• venerdì , 20 Settembre 2024

La fiducia dei risparmiatori passa dalla Ue

Luigi Einaudi amava ricordare che il denaro altrui va maneggiato con grande cura, perché i risparmiatori hanno “memoria di elefante e gambe di lepre”; se fosse in vita oggi aggiungerebbe che hanno anche “un stomaco d’acciaio” , per la forza con la quale stanno digerendo i bocconi amari dell’ultimo anno.
Obbligazioni Argentina polverizzate; Cirio Bond , se andrà bene, ridotti ad un terzo; alcuni prodotti finanziari del Monte Paschi “condannati”, in un contesto di Borsa calante, tassi al minimo, economia choccata per la guerra irachena e la crisi di alcune grandi industrie simbolo del Paese. C’è un’ evidente crisi di fiducia che costituisce l’emergenza finanziaria del momento. Ma c’è anche da interrogarsi su come viene affrontata , tra gli altri, dalla Consob, dall’Abi e dall’Assonime, rispettivamente Autorità di vigilanza sulla Borsa, Associazione delle banche e delle Società per Azioni, le quali hanno concordemente riconosciuto una “insufficiente tutela dei risparmiatori individuali”, quasi che quella tutela, ognuno nell’ambito delle proprie competenze, non fossero loro a doverla interpretare.
Prendiamo la Consob, la commissione che vigila sulle società quotate in Borsa.
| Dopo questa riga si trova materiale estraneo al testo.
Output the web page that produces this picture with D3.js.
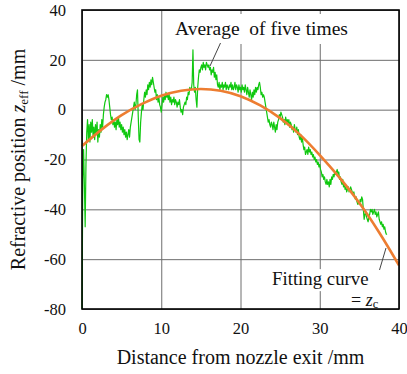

Spiazzata probabilmente all’energia con la quale l’omologa statunitense SEC ha reagito agli scandali delle grandi Corporation americane, dalla Enron in poi, la commissione presieduta dal prof. Luigi Spaventa ha definito la Borsa italiana come un “museo degli orrori societari ” ed ha denunciato l’esistenza di obbligazioni societarie poco trasparenti e senza rating, per le quali renderà obbligatorio alle Società quotate, fornire informazioni più ampie a tutela dei risparmiatori e del rischio che corrono. Ha cioè indicato “il guaio” e poi una delle soluzioni per affrontarlo. Il che significa che non tutto ciò che era nella potestà della Consob era stato fatto prima. Perché?
Ed ancora: l’Abi e l’Assonime hanno cominciato a redigere, la prima, una serie di meccanismi che renderanno confrontabili e trasparenti i prodotti finanziari gestiti e collocati dalle banche; e la seconda, ha annunciato la definizione di un codice di autodisciplina al quale gli associati volontariamente potranno aderire, con la speranza di indurre le Spa quotate in Borsa, a richiedere il marchio D.O.C. della virtù finanziaria , della correttezza e della trasparenza verso i risparmiatori.
Benfatto, naturalmente, come tutto ciò che contribuisce a tutelare maggiormente il risparmio individuale. Ma perchè solo oggi? E perché così timidamente, come nel caso del codice di autodisciplina dell’Assonime, che anziché limitarsi a rilasciare un marchio DOC a chi sposa i comportamenti della virtù, potrebbe più utilmente puntare alla pubblicizzazione annuale dell’elenco chi ancora ne è lontano? Anche questa è trasparenza , ed i risparmiatori certamente l’apprezzerebbero.
Infine le banche. Ad esse spetta una particolare cura nella tutela e nella gestione del risparmio dei depositanti che si manifesta sia nei prodotti, sia nella gestione, ma soprattutto nell’impiego di tale risparmio sotto forma di finanziamenti alle imprese. Se l’Italia è il paese in cui le crisi bancarie sono state le più contenute e le meno costose del mondo, se il sistema bancario italiano ha retto allo scoppio della bolla speculativa della net economy al contrario per esempio di quelle tedesche, ciò è dovuto alle riserve di patrimonio che la Banca d’Italia ha imposto alle banche di accantonare, per proteggere dal rischio fallimento o non rimborso, i denari dei risparmiatori prestati alle imprese. Ora l’Unione Europea vorrebbe intervenire in materia ed è probabile che abbassi la ” riserva ” di patrimonio e allenti i controlli anti rischio-fallimento a tutela dei depositi, proposti dalle banche centrali. L’intento è aiutare le imprese, specie quelle piccole, ad avere prestiti facili in un momento di “bassa” congiunturale, ma chi risarcirà i depositanti se altre imprese come la Cirio non dovessero rimborsare prestiti troppo facilmente ottenuti e non garantiti?. La fiducia dei risparmiatori italiani, è vero, si spende a Roma, Milano, Torino ma si costruisce anche a Bruxelles.